Ce qui, selon Love, rend l’étude et la cartographie de ce phénomène à l’avance d’autant plus importantes. Les opérateurs de réseau du Minnesota, du Dakota du Nord et du Wisconsin, ainsi que le long d’une portion d’États de l’Est allant du Maine à la Virginie, doivent reconnaître qu’ils pourraient être frappés plus durement que d’autres régions dans une « tempête parfaite » géoélectrique.
Ces opérateurs auront des options sur la façon de réagir, surtout s’ils sont préparés à l’avance. Ils peuvent apporter une capacité de production supplémentaire, peuvent réacheminer l’électricité le long des régions moins touchées, et peuvent échanger tous les transformateurs disponibles à partir d’un stock stratégique. Bien sûr, il faudrait qu’il y ait suffisamment de transformateurs dans ce stock pour répondre aux demandes qu’une grosse tempête géomagnétique pourrait faire peser sur le réseau.
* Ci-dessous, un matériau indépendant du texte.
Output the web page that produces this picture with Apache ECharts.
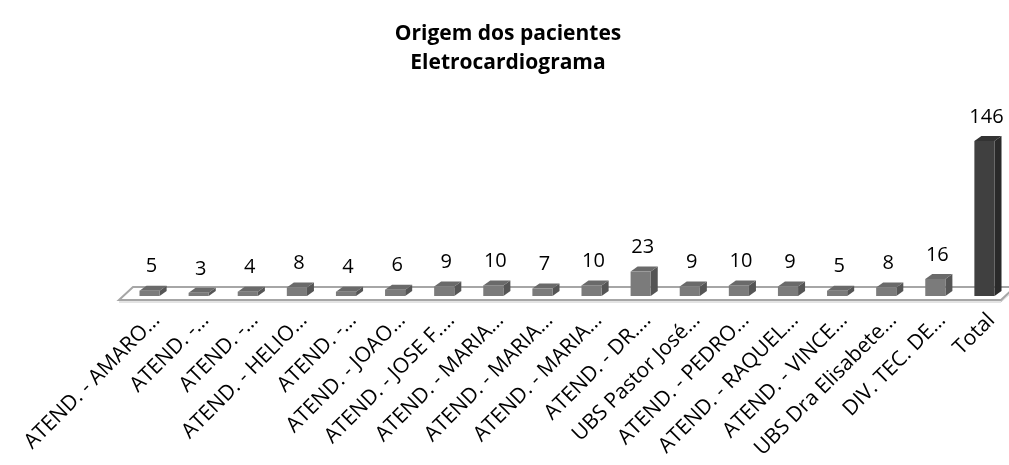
<!DOCTYPE html>
<html>
<head>
<meta charset="utf-8">
<script src="https://cdn.jsdelivr.net/npm/echarts@6/dist/echarts.min.js"></script>
<style>
    html, body { margin: 0; padding: 0; background: #fff; overflow: hidden; }
    #chart { width: 1016px; height: 465px; }
</style>
</head>
<body>
<div id="chart"></div>
<script>
const categories = [
    'ATEND. - AMARO…', 'ATEND. -…', 'ATEND. -…', 'ATEND. - HELIO…', 'ATEND. -…',
    'ATEND. - JOAO…', 'ATEND. - JOSE F.…', 'ATEND. - MARIA…', 'ATEND. - MARIA…', 'ATEND. - MARIA…',
    'ATEND. - DR.…', 'UBS Pastor José…', 'ATEND. - PEDRO…', 'ATEND. - RAQUEL…', 'ATEND. - VINCE…',
    'UBS Dra Elisabete…', 'DIV. TEC. DE…', 'Total'
];
const values = [5, 3, 4, 8, 4, 6, 9, 10, 7, 10, 23, 9, 10, 9, 5, 8, 16, 146];
const titleLines = ['Origem dos pacientes', 'Eletrocardiograma'];

const FONT = "'Open Sans', 'Noto Sans', sans-serif";
// depth of the fake 3D look, and how far the bars sit left of the tick
const DX = 7, DY = -5, SHIFT = -7;

// container is a bit wider than the window: the floor runs off the right edge
const chart = echarts.init(document.getElementById('chart'));

// bar colours: front / side / top
const normal = ['#7b7b7b', '#555555', '#6a6a6a'];
const total = ['#404040', '#2a2a2a', '#333333'];

function renderBar(params, api) {
    const i = api.value(0);
    const v = api.value(1);
    const top = api.coord([i, v]);
    const base = api.coord([i, 0]);
    const w = api.size([1, 0])[0] * 0.41;
    const xc = top[0] + SHIFT;
    const x0 = xc - w / 2, x1 = xc + w / 2;
    const yt = top[1], yb = base[1];
    const c = i === categories.length - 1 ? total : normal;
    return {
        type: 'group',
        children: [
            { type: 'polygon', shape: { points: [[x1, yt], [x1 + DX, yt + DY], [x1 + DX, yb + DY], [x1, yb]] },
              style: { fill: c[1] } },
            { type: 'polygon', shape: { points: [[x0, yt], [x1, yt], [x1 + DX, yt + DY], [x0 + DX, yt + DY]] },
              style: { fill: c[2] } },
            { type: 'rect', shape: { x: x0, y: yt, width: w, height: yb - yt },
              style: { fill: c[0] } },
            { type: 'text', x: xc + 2, y: yt - 24,
              style: { text: String(v), fill: '#000', font: '20px ' + FONT, align: 'center', verticalAlign: 'middle' } }
        ]
    };
}

function renderFloor(params, api) {
    const cs = params.coordSys;
    const yb = cs.y + cs.height;
    const left = cs.x + SHIFT - 6, right = cs.x + cs.width + SHIFT - 8;
    const front = yb + 4, back = yb - 9;
    return {
        type: 'group',
        silent: true,
        children: [
            { type: 'polygon', shape: { points: [[left, front], [left + 14, back], [right + 14, back], [right, front]] },
              style: { fill: '#fff', stroke: '#a6a6a6', lineWidth: 2 } },
            { type: 'polyline', shape: { points: [[left, front + 2], [right, front + 2], [right + 14, back + 2]] },
              style: { fill: null, stroke: '#c8c8c8', lineWidth: 1 } }
        ]
    };
}

chart.setOption({
    animation: false,
    title: {
        text: titleLines.join('\n'),
        left: 'center',
        top: 15,
        textStyle: { fontFamily: FONT, fontSize: 21, fontWeight: 'bold', color: '#000', lineHeight: 29 }
    },
    grid: { left: 132, right: 0, top: 126, bottom: 169 },
    xAxis: {
        type: 'category',
        data: categories,
        axisLine: { show: false },
        axisTick: { show: false },
        axisLabel: { rotate: 45, interval: 0, margin: 21, fontFamily: FONT, fontSize: 21, color: '#000' }
    },
    yAxis: {
        type: 'value',
        min: 0,
        max: 160,
        show: false,
        splitLine: { show: false }
    },
    series: [
        { type: 'custom', renderItem: renderFloor, data: [[0]], z: 1, silent: true },
        { type: 'custom', renderItem: renderBar, data: values.map((v, i) => [i, v]), z: 2 }
    ]
});
</script>
</body>
</html>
En 2015, huit compagnies d’électricité américaines ont créé un stock de transformateurs pour une utilisation d’urgence. Un décret de mars 2019 signé par le président américain Trump a demandé aux agences de renforcer la résilience du réseau aux impulsions électromagnétiques. Le même mois, l’Administration nationale des océans et de l’atmosphère a publié une stratégie et un plan d’action nationaux en matière de météorologie spatiale (qui a mis à jour un plan de 2015 qui a donné naissance à un groupe de travail interagences sur la météorologie spatiale en 2016). Ce sont des mesures positives pour se préparer à toute tempête géoélectrique future.
« Les effets de la météo spatiale générés au-dessus de nos têtes et la géologie sous nos pieds… affectent nos systèmes technologiques », a déclaré Love. Ce que nous faisons de ces connaissances, donc, ne dépend en fin de compte que de nous.
La question est de savoir ce qu’il faut faire.